Летом по вечерам я иногда встречал Ямпольского, гулявшего по улице с сыном. Сын вырос выше и шире отца. Лицо его было в морщинах, волосы на голове — редкие, глаза блуждали. Он выглядел немногим моложе отца. Ямпольский вел сына под руку, крепко держа его рядом с собой, чтобы тот, упаси боже, не вырвался, не сошел с тротуара, не побежал куда глаза глядят, В таких случаях Ямпольский никогда со мной не останавливался, а лишь кланялся мне и шагал дальше, полностью погруженный в это гуляние с сыном.

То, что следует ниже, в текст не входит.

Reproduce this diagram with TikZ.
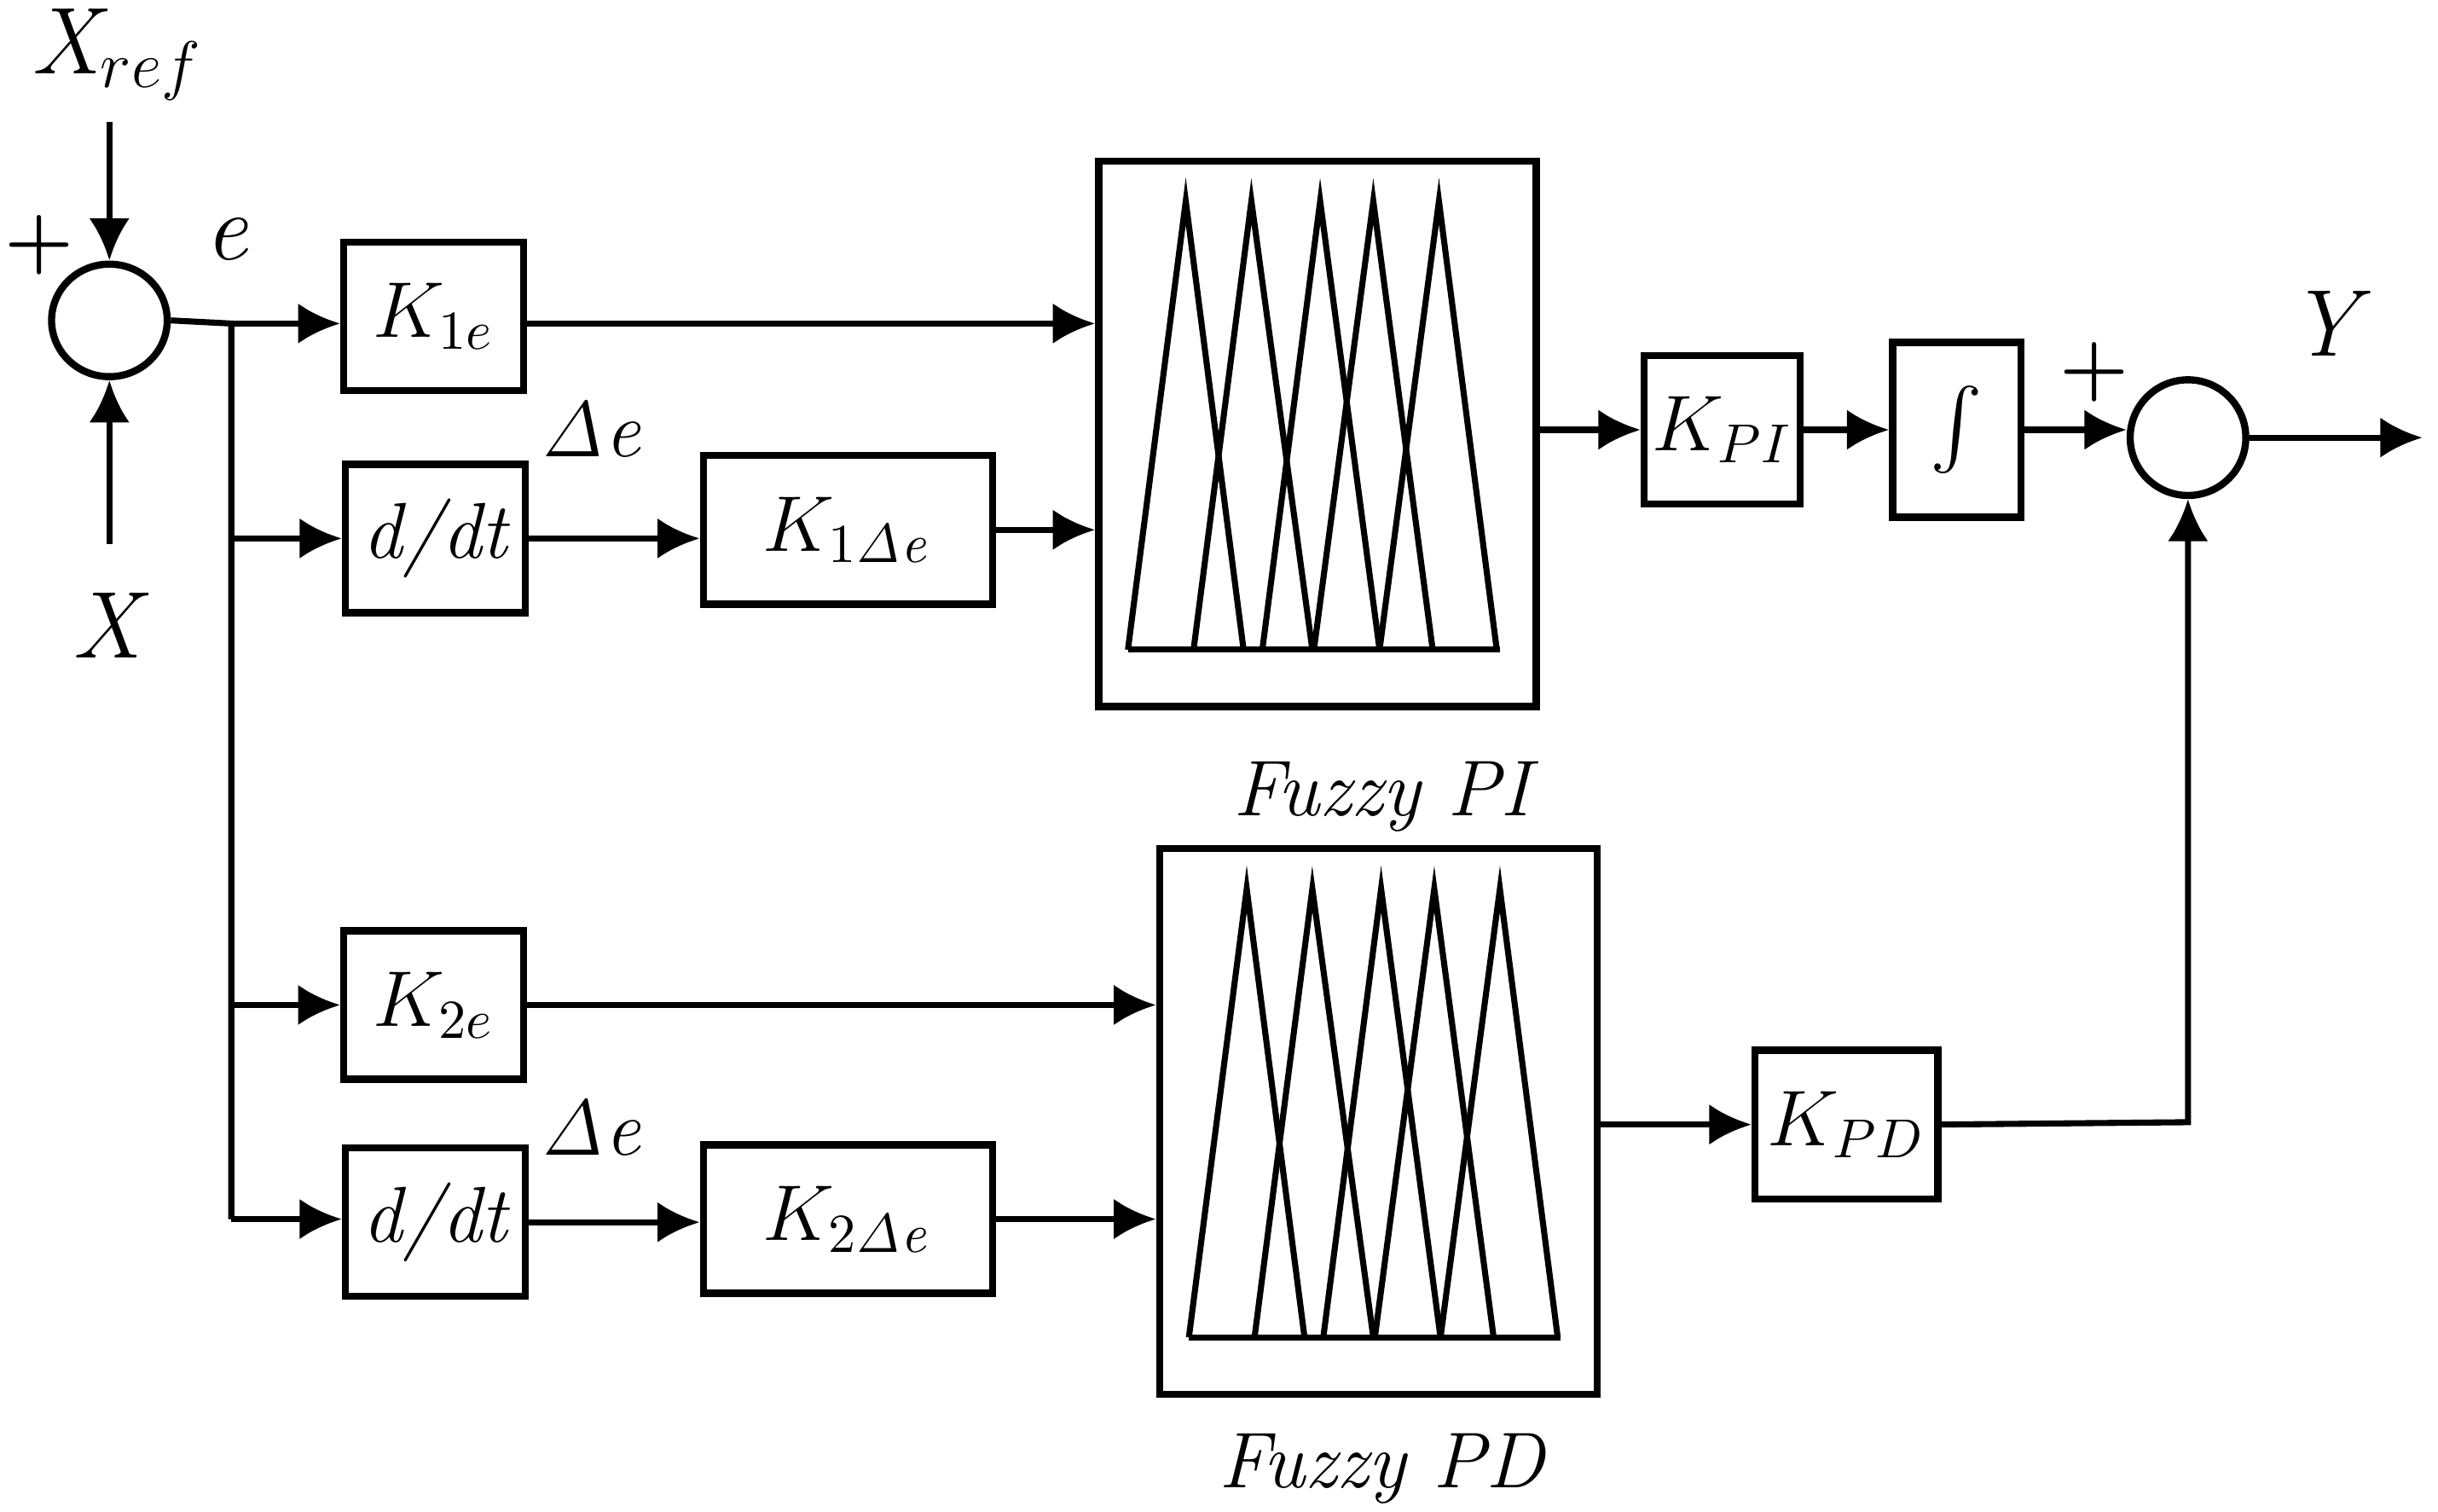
\documentclass[tikz,border=0pt]{standalone}
\usepackage{amsmath}
\usetikzlibrary{arrows.meta, positioning, calc, shapes.geometric}

% triangles of a fuzzy block, relative to its north west corner
\newcommand{\fuzzyset}[1]{%
  \draw[line width=1.1pt] ($(#1.north west)+(0.21,-3.15)$) -- ($(#1.north west)+(2.59,-3.15)$);
  \foreach \a/\p/\b in {0.21/0.58/0.95, 0.63/1.00/1.39, 1.07/1.44/1.82, 1.40/1.78/2.16, 1.82/2.20/2.57}
    \draw[line width=1.1pt] ($(#1.north west)+(\a,-3.15)$) -- ($(#1.north west)+(\p,-0.28)$) -- ($(#1.north west)+(\b,-3.15)$);
}

\begin{document}
\begin{tikzpicture}[
    line width=1.1pt,
    block/.style={rectangle, draw, line width=1.3pt, minimum width=1.15cm, minimum height=0.95cm, inner sep=0pt, font=\Large\itshape},
    wide/.style={block, minimum width=1.85cm},
    fuzzy/.style={rectangle, draw, line width=1.3pt, minimum width=2.8cm, minimum height=3.49cm, inner sep=0pt},
    summer/.style={ellipse, draw, line width=1.3pt, minimum width=0.74cm, minimum height=0.72cm, inner sep=0pt},
    arrow/.style={-{Latex[length=0.27cm, width=0.26cm]}},
    lbl/.style={font=\Large\itshape}
]
\useasboundingbox (0,0) rectangle (15.6,-9.67);

% summing points
\node[summer] (sum1) at (0.70,-2.05) {};
\node[summer, minimum width=0.74cm, minimum height=0.74cm] (sum2) at (14.00,-2.80) {};

% upper path
\node[block] (k1e) at (2.775,-2.025) {$K_{1e}$};
\node[block] (dt1) at (2.785,-3.445) {d/dt};
\node[wide] (k1de) at (5.425,-3.39) {$K_{1\mathit{\Delta e}}$};
\node[fuzzy] (fpi) at (8.43,-2.775) {};
\node[block, minimum width=1.0cm] (kpi) at (11.02,-2.75) {$K_{PI}$};
\node[block, minimum width=0.82cm, minimum height=1.12cm] (intg) at (12.52,-2.75) {$\int$};

% lower path
\node[block] (k2e) at (2.775,-6.43) {$K_{2e}$};
\node[block] (dt2) at (2.785,-7.82) {d/dt};
\node[wide] (k2de) at (5.425,-7.80) {$K_{2\mathit{\Delta e}}$};
\node[fuzzy] (fpd) at (8.82,-7.175) {};
\node[block, minimum width=1.17cm] (kpd) at (11.815,-7.195) {$K_{PD}$};

\fuzzyset{fpi}
\fuzzyset{fpd}

% labels
\node[lbl, font=\LARGE\itshape] (xref) at (0.75,-0.35) {X$_{ref}$};
\node[lbl, font=\LARGE\itshape] (xin) at (0.68,-4.00) {X};
\node[font=\Large\bfseries] (p1) at (0.25,-1.57) {+};
\node[font=\Large\bfseries] (p2) at (13.40,-2.38) {+};
\node[lbl, font=\LARGE\itshape] (err) at (1.45,-1.53) {e};
\node[lbl] (de1) at (3.80,-2.75) {$\mathit{\Delta e}$};
\node[lbl] (de2) at (3.80,-7.22) {$\mathit{\Delta e}$};
\node[lbl, font=\LARGE\itshape] (yout) at (14.87,-2.07) {Y};
\node[lbl] (lpi) at (8.84,-5.10) {Fuzzy PI};
\node[lbl] (lpd) at (8.84,-9.40) {Fuzzy PD};

% connectors
\coordinate (xreftop) at (0.70,-0.78);
\coordinate (xbot) at (0.70,-3.48);
\coordinate (br) at (1.48,-2.07);
\coordinate (brlow) at (1.48,-7.80);
\coordinate (yend) at (15.50,-2.80);
\coordinate (kpdcorner) at (14.00,-7.18);

\draw[arrow] (xreftop) -- (sum1.north);
\draw[arrow] (xbot) -- (sum1.south);
\draw (sum1.east) -- (br) -- (brlow);
\draw[arrow] (br) -- (k1e.west |- br);
\draw[arrow] (br |- dt1) -- (dt1.west);
\draw[arrow] (br |- k2e) -- (k2e.west);
\draw[arrow] (brlow) -- (dt2.west |- brlow);
\draw[arrow] (k1e.east |- br) -- (fpi.west |- br);
\draw[arrow] (dt1.east) -- (k1de.west |- dt1);
\draw[arrow] (k1de.east) -- (fpi.west |- k1de);
\draw[arrow] (k2e.east) -- (fpd.west |- k2e);
\draw[arrow] (dt2.east) -- (k2de.west |- dt2);
\draw[arrow] (k2de.east) -- (fpd.west |- k2de);
\draw[arrow] (fpi.east |- kpi) -- (kpi.west);
\draw[arrow] (kpi.east) -- (intg.west);
\draw[arrow] (intg.east) -- (sum2.west |- intg);
\draw[arrow] (fpd.east |- kpd) -- (kpd.west);
\draw[arrow] (kpd.east) -- (kpdcorner) -- (sum2.south);
\draw[arrow] (sum2.east) -- (yend);
\end{tikzpicture}
\end{document}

В последние несколько лет Ямпольский частенько заходил ко мне в гости и нередко приглашал нас к себе. Бетя сильно сдала, на шее у нее появились морщины, голова совсем побелела, и вся она как-то съежилась и стала еще ниже ростом. Она принимала нас как самых дорогих гостей. Сын их был здесь же; видимо, в нашу честь выбритый, причесанный, одетый в новую накрахмаленную рубашку. Доктор Ямпольский сажал сына за стол рядом с собой. Бетя ставила перед сыном тарелочку, и доктор клал ему понемногу от каждого блюда. Сын сидел, одутловатый, с заплывшими глазами, отрешенно глядя куда-то в одну точку. Вдруг он хватал со стола бутылку и совал ее под мышку, направив на нас горлышко. Ямпольский гладил сына по голове, отбирал у него бутылку и говорил ему: «Ешь, сынок, почему ты не ешь?» И когда он, издавая урчание, лез всей пятерней в блюда на столе, Бетя подходила к нему, кричала на него и шлепала его ладонью по пальцам. Ямпольский поднимался и очень спокойно говорил Бете, что детей не воспитывают с раздражением и тем более распуская руки. «Добром, — говорил он, — только добром!» Он тщательно вытирал сыну испачканные пальцы салфеточкой, целовал его, потом давал ему в руку вилку и начинал учить его, приговаривая нараспев, что есть ребенок должен вилкой, только вилкой, и только с той тарелки, которая перед ним, и если ребенок слушается, то и мама его любит, и папа, и все любят. И в этих напевных словах звучала такая ласка, словно перед ним действительно сидел маленький ребенок, а не человек сорока с лишним лет.
— Ничего, не беда, — заключал Ямпольский, — главное — ты здоров и сидишь с нами за столом, сынок!